There's a true American saga on screens this weekend.
Twelve Years a Slave tells the story of Solomon Northup. He was an African-American musician from New York — a free man, until he was kidnapped in Washington, D.C., and sold into slavery. After an unlikely rescue from a Louisiana cotton plantation, he returned home and wrote a memoir, first published 160 years ago.
But the end of Northup's story is an unsolved mystery that has confounded historians for years.
A story brought to life
Northup was drugged, kidnapped and sold into slavery not far from the National Mall in 1841. What is now the Federal Aviation Administration headquarters was once the site of "a slave pen within the very shadow of the Capitol," as Northup described it in his book, which he dictated to writer David Wilson.
Carol Wilson (no relation to David Wilson), a history professor at Maryland's Washington College, has studied hundreds of documented kidnappings of African-Americans before the Civil War. She says Northup's story is unique.
"First of all, that he could spend over a decade in slavery and then still get out — but also that he wrote an account, and it's really one of the most valuable narratives of a slave that we have because he experienced slavery as a free person," she says.
This kind of documentation is rare, says John Ridley, who wrote and produced the new film adaptation of Twelve Years a Slave.
"Even though we think we've seen every slave narrative, the reality is that very few of these stories have really ever been told and brought to life," he says.
The film is a visceral portrayal of the brutality of slavery — so is the book.
"When he's being whipped, you feel it. When he triumphs over something, or pulls a fast one on his owner, you're there with him, too," says Clifford Brown, who teaches at Union College in New York and has co-authored the new biography Solomon Northup: The Complete Story of the Author of Twelve Years a Slave.
He says Northup's return home in 1853 made headlines. His memoir was published later that year.
His final request
After the book came out, Northup hit the lecture circuit, produced two unsuccessful stage plays about his experience and sued his kidnappers. There is also some evidence that he helped fugitive slaves escape through the Underground Railroad.
But by the end of the Civil War, Northup had disappeared from the public record.
"We know where his son is buried. We know where his father is buried. But we don't know where he's buried. It's a mystery," Brown says.

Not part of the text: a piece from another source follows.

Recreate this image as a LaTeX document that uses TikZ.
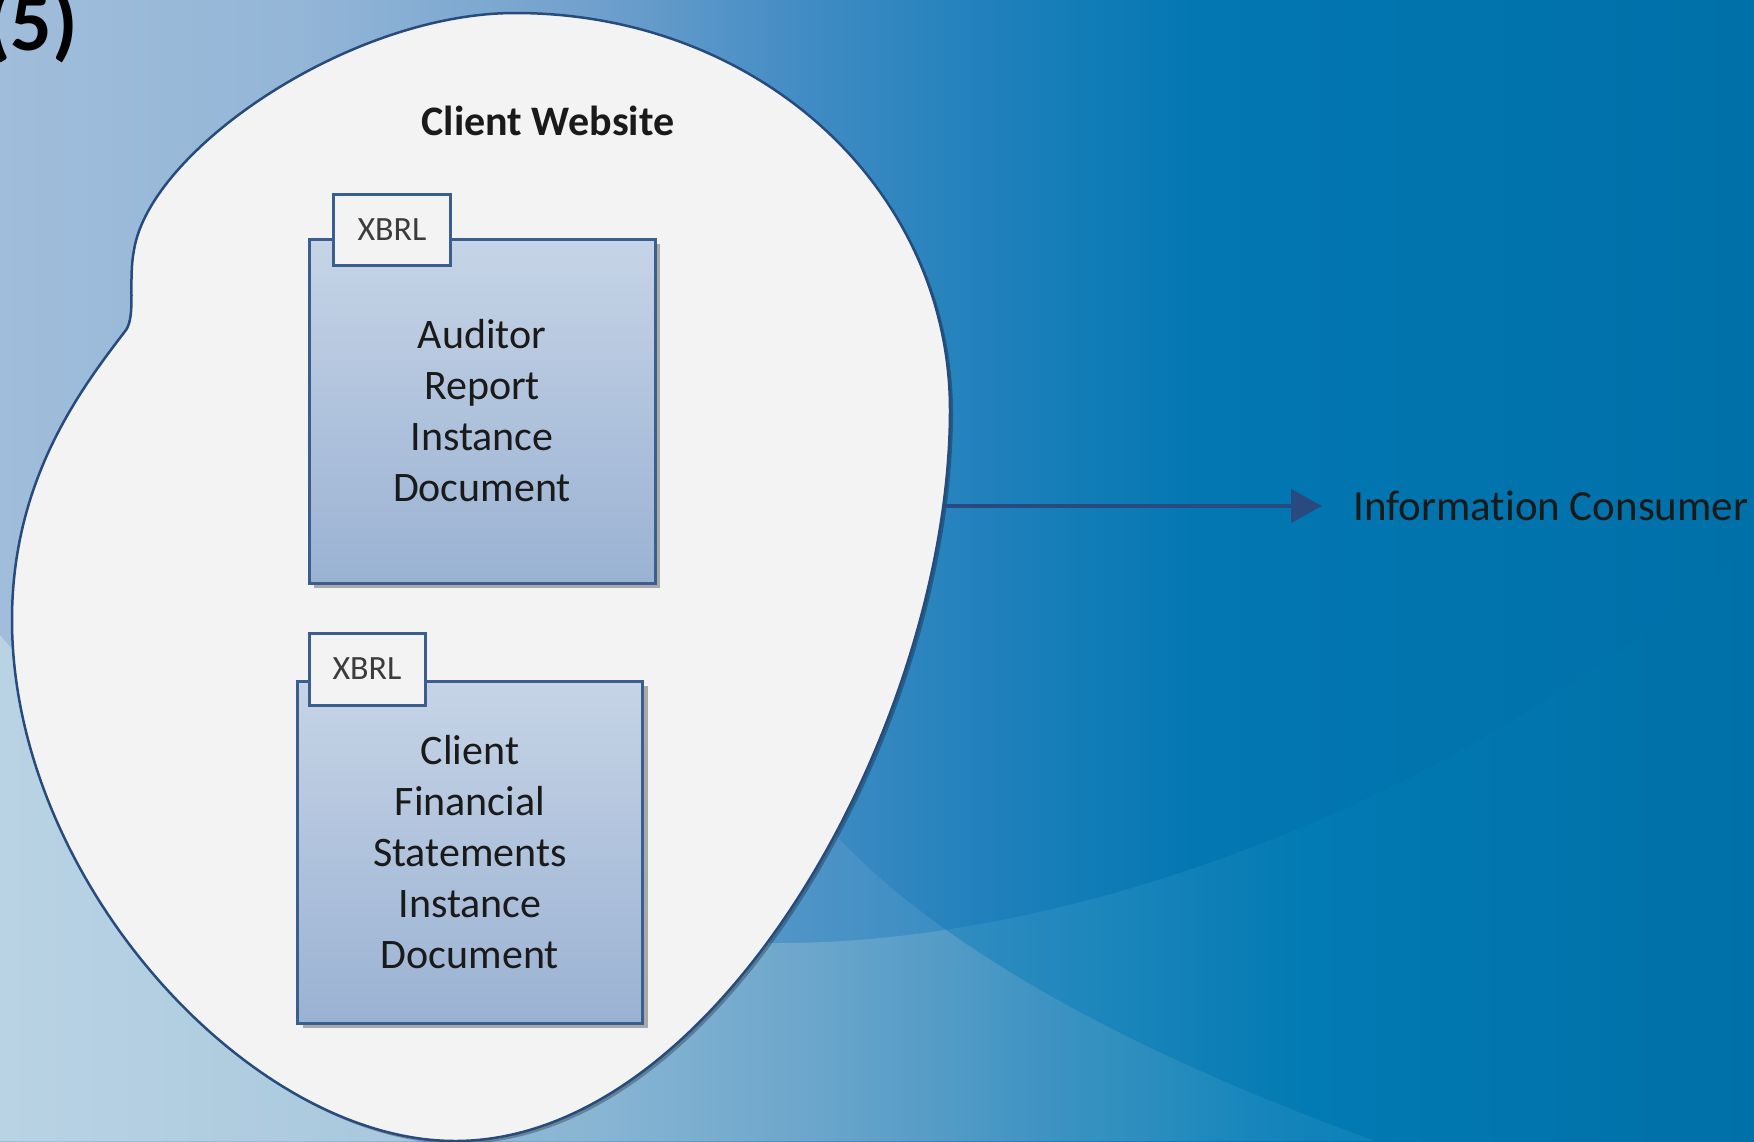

Brown and his co-authors, David Fiske and Rachel Seligman, have tried to solve that mystery for almost two decades. They've visited graveyards and combed through old death notices. They've even spoken with Northup's descendants, including Clayton Adams, Northup's great-great-great-grandson.
Adams shared a copy of Northup's book with his wife, India, when they were dating.
"I told her, 'I have this one book here that was very interesting and based on a true story,' " he says. After a few days, Adams' wife finished the book — and then learned that she was dating one of the author's descendants.
"I think I was just in awe that I knew someone that could actually have their history documented, which unfortunately, a lot of African-Americans don't have," India says.
Adams says he wishes he knew how the story of Northup ended. "It still is open. It's not closed," he says.
Adams describes reading the last words of Northup's book as heartbreaking; "I hope henceforward to lead an upright though lowly life, and rest at last in the church yard where my father sleeps," Northup wrote.
"So after all of that ordeal, his last request in his book, the last line is that he just wished when he dies he could lay right next to the grave of his father," Adams says.
He says the line still haunts him "every time I read it or think about it."